Great Lakes Great Endeavors

Najee Walker, Reporter

The Great Lakes Center at SUNY Buffalo State received a $150,000 grant from the Environmental Protection Fund earlier this month to repair and remodel its boat ramps.

Among SUNY Buffalo State’s research facilities, the Great Lakes Center is one of the most prominent. Housed in the Science and Mathematics Complex, the Great Lakes Center researches different factors affecting the five Great Lakes.

Founded in the 1990’s, the Great Lakes Center not only studies the lakes, but also attempts to find and solve issues plauging the lakes’ ecosystem.

The current director of the center is Alexanader Karatayev. He said the center received a lot of help from undergraduate students on campus.

“They are a great help for us,” Karatayev said. “They bring in at least several hundred samples.” Karatayev said that many undergraduate students who volunteer or otherwise work with the Great Lakes Center also get to do hands on lab work as well.

Knut Mehler, a post-doctoral research scientist who began working in the center in April, investigates the habitat use of sturgeon and bottom feeder organisms located in the lower Niagara River.

Extensive mapping and research goes into this kind of project, but Mehler said that it’s because it’s so extensive that he truly enjoys the work.

“The work is so diverse,” he said. “I get to do a lot of field and lab work.”

Based in Western New York, the center also works with other centers around the area and studies their rivers and ecosystems. Andrea Locke, coordinator of the Western New York Partnership for Regional Invasive Species Management, or WNY PRISM, began working with the Great Lakes Center at the start of the year.

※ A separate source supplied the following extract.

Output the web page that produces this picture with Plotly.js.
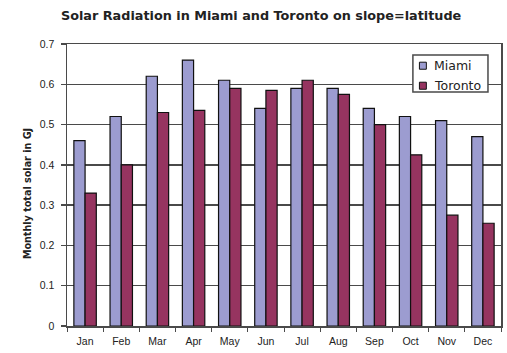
<!DOCTYPE html>
<html>
<head>
<meta charset="utf-8">
<script src="https://cdn.plot.ly/plotly-3.0.1.min.js"></script>
<style>
  html, body { margin: 0; padding: 0; background: #ffffff; }
  #chart { width: 507px; height: 353px; }
</style>
</head>
<body>
<div id="chart"></div>
<script>
// Monthly total solar radiation (GJ) on a surface tilted at latitude
const months = ['Jan', 'Feb', 'Mar', 'Apr', 'May', 'Jun', 'Jul', 'Aug', 'Sep', 'Oct', 'Nov', 'Dec'];
const miami = [0.46, 0.52, 0.62, 0.66, 0.61, 0.54, 0.59, 0.59, 0.54, 0.52, 0.51, 0.47];
const toronto = [0.33, 0.40, 0.53, 0.535, 0.59, 0.585, 0.61, 0.575, 0.50, 0.425, 0.275, 0.255];
const yTicks = [0, 0.1, 0.2, 0.3, 0.4, 0.5, 0.6, 0.7];
const yTickText = ['0', '0.1', '0.2', '0.3', '0.4', '0.5', '0.6', '0.7'];

const seriesNames = ['Miami', 'Toronto'];
const seriesColors = ['#9c9cd0', '#963460'];

const font = 'Liberation Sans, Arial, sans-serif';
const wideFont = 'DejaVu Sans, Verdana, sans-serif';
const ink = '#222222';
const frame = '#4a4a4a';

const traces = [miami, toronto].map((vals, i) => ({
  type: 'bar', name: seriesNames[i], x: months, y: vals,
  marker: { color: seriesColors[i], line: { color: '#111111', width: 1.2 } }
}));

// Compact boxed legend in the upper right of the plot area
const legendBox = { x0: 0.797, x1: 0.970, y0: 0.830, y1: 0.961 };
const rowY = [0.923, 0.852];
const shapes = [{
  type: 'rect', xref: 'paper', yref: 'paper',
  x0: legendBox.x0, x1: legendBox.x1, y0: legendBox.y0, y1: legendBox.y1,
  fillcolor: '#ffffff', line: { color: frame, width: 1.5 }
}];
const annotations = [];
seriesNames.forEach((name, i) => {
  shapes.push({
    type: 'rect', xref: 'paper', yref: 'paper',
    x0: 0.812, x1: 0.828, y0: rowY[i] - 0.0125, y1: rowY[i] + 0.0125,
    fillcolor: seriesColors[i], line: { color: '#111111', width: 1 }
  });
  annotations.push({
    xref: 'paper', yref: 'paper', x: 0.840, y: rowY[i],
    xanchor: 'left', yanchor: 'middle', showarrow: false,
    text: name, font: { family: wideFont, size: 12.5, color: ink }
  });
});

// Vertical axis caption, placed slightly below the plot's midline
annotations.push({
  xref: 'paper', yref: 'paper', x: -0.092, y: 0.468,
  xanchor: 'center', yanchor: 'middle', showarrow: false, textangle: -90,
  text: '<b>Monthly total solar in GJ</b>',
  font: { family: wideFont, size: 9.6, color: ink }
});

const layout = {
  width: 507, height: 353,
  margin: { l: 67, r: 6, t: 44, b: 27 },
  paper_bgcolor: '#ffffff',
  plot_bgcolor: '#ffffff',
  barmode: 'group',
  bargap: 0.38,
  bargroupgap: 0,
  showlegend: false,
  font: { family: font, size: 10, color: ink },
  title: {
    text: '<b>Solar Radiation in Miami and Toronto on slope=latitude</b>',
    font: { family: wideFont, size: 12.8, color: ink },
    x: 0.515, xanchor: 'center', y: 0.955, yanchor: 'middle'
  },
  xaxis: {
    type: 'category',
    tickson: 'boundaries',
    ticks: 'outside', ticklen: 4, tickcolor: frame, tickwidth: 1,
    ticklabelstandoff: 5,
    showline: true, linecolor: frame, linewidth: 1.5,
    mirror: true,
    showgrid: false,
    tickfont: { family: font, size: 10.5, color: ink }
  },
  yaxis: {
    range: [0, 0.7],
    tickvals: yTicks, ticktext: yTickText,
    ticks: 'outside', ticklen: 5, tickcolor: frame, tickwidth: 1.5,
    ticklabelstandoff: 4,
    showline: true, linecolor: frame, linewidth: 1.5,
    mirror: true,
    showgrid: true, gridcolor: frame, gridwidth: 1.5,
    zeroline: false,
    tickfont: { family: font, size: 10.5, color: ink }
  },
  shapes: shapes,
  annotations: annotations
};

Plotly.newPlot('chart', traces, layout, { displayModeBar: false, staticPlot: true });
</script>
</body>
</html>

“I’m always looking for people to help map invasive species,” Locke said. “It is pretty straightforward and I can either suggest some areas to map, or folks can head out right in their neighborhood.”

Locke and WNY PRISM use an online database known as “iMapInvasives” (www.nyimapinvasives.org) to map invasive species in Western New York. Students interested in helping with WNY PRISM would be using that very same website. Locke said she is always looking for help with outreach and education efforts to help prevent invasive species.

The Great Lakes Center received other grants throughout the year to help with its endeavors, most of which were from the Environmental Protection Fund. The center will get a $500,000 grant each year for a detailed summer research study of a designated lake. This summer, Lake Erie was the focus lake and next summer the plan is to study Lake Michigan.

Beginning about two years ago, the Great Lakes Center began working alongside Cornell University in a long-term monitoring program called the “EPA Monitoring Program,” designed to monitor all five Great Lakes.

The program has received a $4 million grant to help both Cornell University and Buffalo State. This particular program will continue until 2017.

The Great Lakes Center has an upcoming seminar during Bengal Pause September 25th in Science Building 272, as well as an international confrence about the Great lakes coming in October.